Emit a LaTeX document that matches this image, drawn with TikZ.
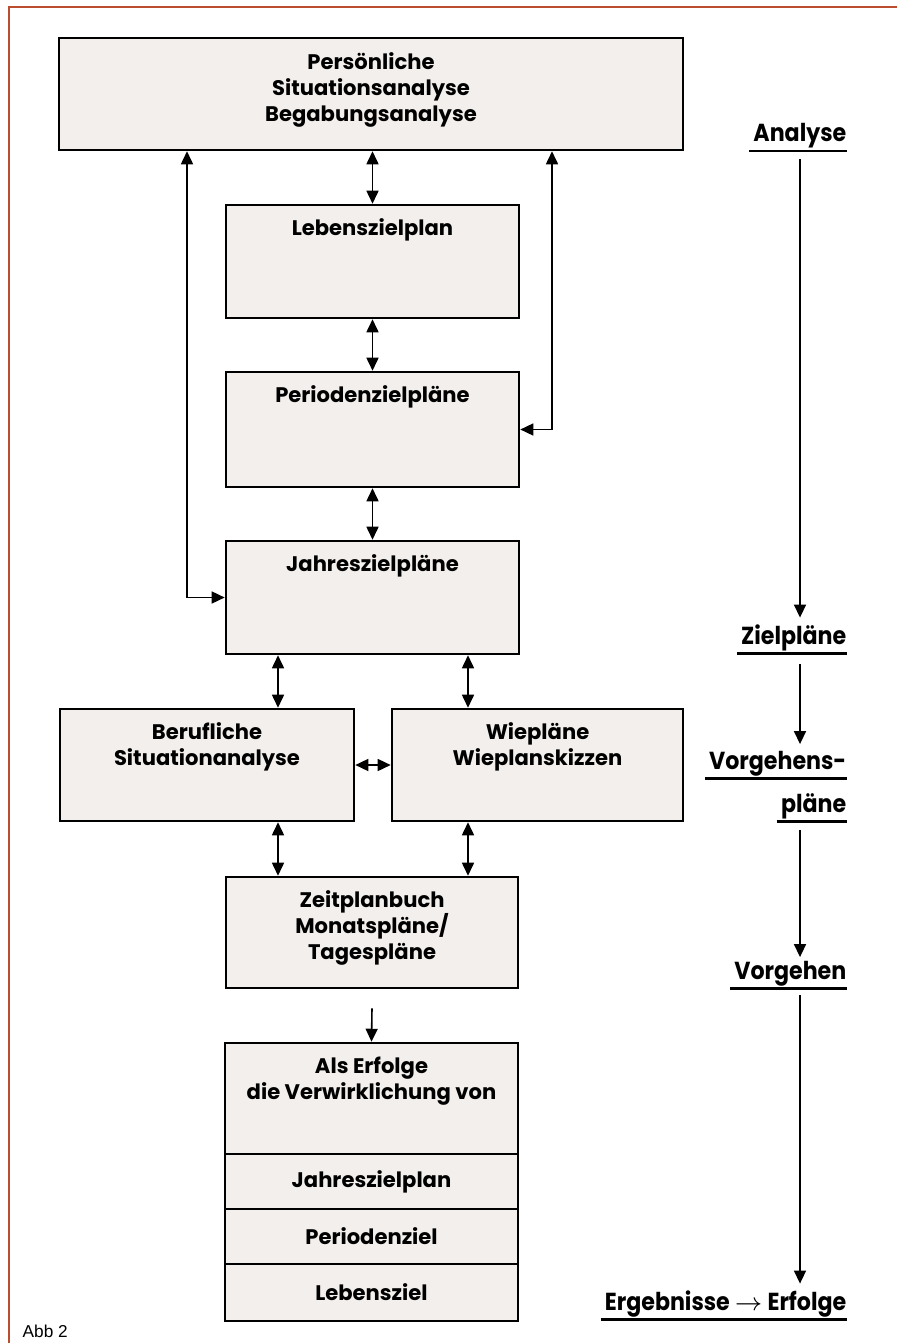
\documentclass[tikz,border=0pt]{standalone}
\usepackage{fontspec}
\setmainfont{Poppins}
\newfontfamily\stagefont[FakeStretch=0.9]{Poppins}
\newfontfamily\abbfont{Liberation Sans}
\usetikzlibrary{arrows.meta,positioning}
\definecolor{boxfill}{RGB}{243,239,236}
\definecolor{pageline}{RGB}{188,78,48}
\tikzset{
  plan/.style={draw, line width=0.7pt, fill=boxfill, inner sep=0pt},
  plantext/.style={anchor=north, align=center, inner sep=0pt,
    font=\bfseries\fontsize{6}{7.4}\selectfont},
  stage/.style={anchor=base east, inner sep=0pt,
    font=\stagefont\bfseries\fontsize{7}{8}\selectfont},
  uline/.style={line width=0.85pt},
  both/.style={{Triangle[length=0.13cm,width=0.12cm]}-{Triangle[length=0.13cm,width=0.12cm]}, line width=0.45pt},
  one/.style={-{Triangle[length=0.13cm,width=0.12cm]}, line width=0.45pt}
}
\begin{document}
\begin{tikzpicture}[x=0.01cm,y=-0.01cm]
\useasboundingbox (0,0) rectangle (897,1343);
\draw[pageline, line width=0.6pt] (897,7) -- (9,7) -- (9,1343);

\node[plan, minimum width=6.24cm, minimum height=1.12cm] (pers) at (371,94) {};
\node[plantext, below=0.15cm of pers.north] (perst) {Persönliche\\Situationsanalyse\\Begabungsanalyse};
\node[plan, minimum width=2.93cm, minimum height=1.13cm] (lzp) at (372.5,261.5) {};
\node[plantext, below=0.14cm of lzp.north] (lzpt) {Lebenszielplan};
\node[plan, minimum width=2.93cm, minimum height=1.15cm] (pzp) at (372.5,429.5) {};
\node[plantext, below=0.14cm of pzp.north] (pzpt) {Periodenzielpläne};
\node[plan, minimum width=2.93cm, minimum height=1.13cm] (jzp) at (372.5,597.5) {};
\node[plantext, below=0.14cm of jzp.north] (jzpt) {Jahreszielpläne};
\node[plan, minimum width=2.94cm, minimum height=1.12cm] (beruf) at (207,765) {};
\node[plantext, below=0.14cm of beruf.north] (beruft) {Berufliche\\Situationanalyse};
\node[plan, minimum width=2.91cm, minimum height=1.12cm] (wie) at (537.5,765) {};
\node[plantext, below=0.14cm of wie.north] (wiet) {Wiepläne\\Wieplanskizzen};
\node[plan, minimum width=2.92cm, minimum height=1.11cm] (zeit) at (372,932.5) {};
\node[plantext, below=0.14cm of zeit.north] (zeitt) {Zeitplanbuch\\Monatspläne/\\Tagespläne};
\node[plan, minimum width=2.93cm, minimum height=1.11cm] (erf) at (371.5,1098.5) {};
\node[plantext, below=0.14cm of erf.north] (erft) {Als Erfolge\\die Verwirklichung von};
\node[plan, minimum width=2.93cm, minimum height=0.55cm, below=-0.7pt of erf, font=\bfseries\fontsize{6}{7.4}\selectfont] (ejz) {Jahreszielplan};
\node[plan, minimum width=2.93cm, minimum height=0.55cm, below=-0.7pt of ejz, font=\bfseries\fontsize{6}{7.4}\selectfont] (epz) {Periodenziel};
\node[plan, minimum width=2.93cm, minimum height=0.57cm, below=-0.7pt of epz, font=\bfseries\fontsize{6}{7.4}\selectfont] (els) {Lebensziel};

\coordinate (lx) at (187,0);
\coordinate (rx) at (552,0);
\coordinate (cl) at (278,0);
\coordinate (cr) at (468,0);
\draw[both] (pers.south -| lx) |- (jzp.west);
\draw[both] (pers.south -| rx) |- (pzp.east);
\draw[both] (pers.south -| lzp.north) -- (lzp.north);
\draw[both] (lzp.south) -- (pzp.north);
\draw[both] (pzp.south) -- (jzp.north);
\draw[both] (jzp.south -| cl) -- (beruf.north -| cl);
\draw[both] (jzp.south -| cr) -- (wie.north -| cr);
\draw[both] (beruf.east) -- (wie.west);
\draw[both] (beruf.south -| cl) -- (zeit.north -| cl);
\draw[both] (wie.south -| cr) -- (zeit.north -| cr);
\draw[one] ([yshift=-0.19cm]zeit.south) -- (erf.north);

\node[stage] (an) at (847,142) {Analyse};
\node[stage] (zp) at (847,644) {Zielpläne};
\node[stage] (vp) at (847,769) {Vorgehens-};
\node[stage] (vpl) at (847,812) {pläne};
\node[stage] (vg) at (847,979) {Vorgehen};
\node[stage] (ee) at (847,1310) {Ergebnisse$\,\rightarrow\,$Erfolge};
\foreach \s in {an,zp,vp,vpl,vg,ee}
  \draw[uline] ([yshift=-0.09cm,xshift=-1pt]\s.base west) -- ([yshift=-0.09cm]\s.base east);
\coordinate (rc) at (800,0);
\draw[one, shorten <=0.17cm, shorten >=0.06cm] (an.base -| rc) -- (zp.north -| rc);
\draw[one, shorten <=0.2cm, shorten >=0.06cm] (zp.base -| rc) -- (vp.north -| rc);
\draw[one, shorten <=0.18cm, shorten >=0.03cm] (vpl.base -| rc) -- (vg.north -| rc);
\draw[one, shorten <=0.16cm, shorten >=0.06cm] (vg.base -| rc) -- (ee.north -| rc);

\node[anchor=base west, inner sep=0pt, font=\abbfont\fontsize{4.9}{5}\selectfont] (abb) at (22,1337) {Abb 2};
\end{tikzpicture}
\end{document}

- INSTRUCTIONS FOR THE TASK
From the first line of the listing above, repeat every line through the one holding "(9,7) -- (9,1343);". Both ends count, and pictures stay out.

- ANSWER TO THIS EXERCISE
Emit a LaTeX document that matches this image, drawn with TikZ.
\documentclass[tikz,border=0pt]{standalone}
\usepackage{fontspec}
\setmainfont{Poppins}
\newfontfamily\stagefont[FakeStretch=0.9]{Poppins}
\newfontfamily\abbfont{Liberation Sans}
\usetikzlibrary{arrows.meta,positioning}
\definecolor{boxfill}{RGB}{243,239,236}
\definecolor{pageline}{RGB}{188,78,48}
\tikzset{
  plan/.style={draw, line width=0.7pt, fill=boxfill, inner sep=0pt},
  plantext/.style={anchor=north, align=center, inner sep=0pt,
    font=\bfseries\fontsize{6}{7.4}\selectfont},
  stage/.style={anchor=base east, inner sep=0pt,
    font=\stagefont\bfseries\fontsize{7}{8}\selectfont},
  uline/.style={line width=0.85pt},
  both/.style={{Triangle[length=0.13cm,width=0.12cm]}-{Triangle[length=0.13cm,width=0.12cm]}, line width=0.45pt},
  one/.style={-{Triangle[length=0.13cm,width=0.12cm]}, line width=0.45pt}
}
\begin{document}
\begin{tikzpicture}[x=0.01cm,y=-0.01cm]
\useasboundingbox (0,0) rectangle (897,1343);
\draw[pageline, line width=0.6pt] (897,7) -- (9,7) -- (9,1343);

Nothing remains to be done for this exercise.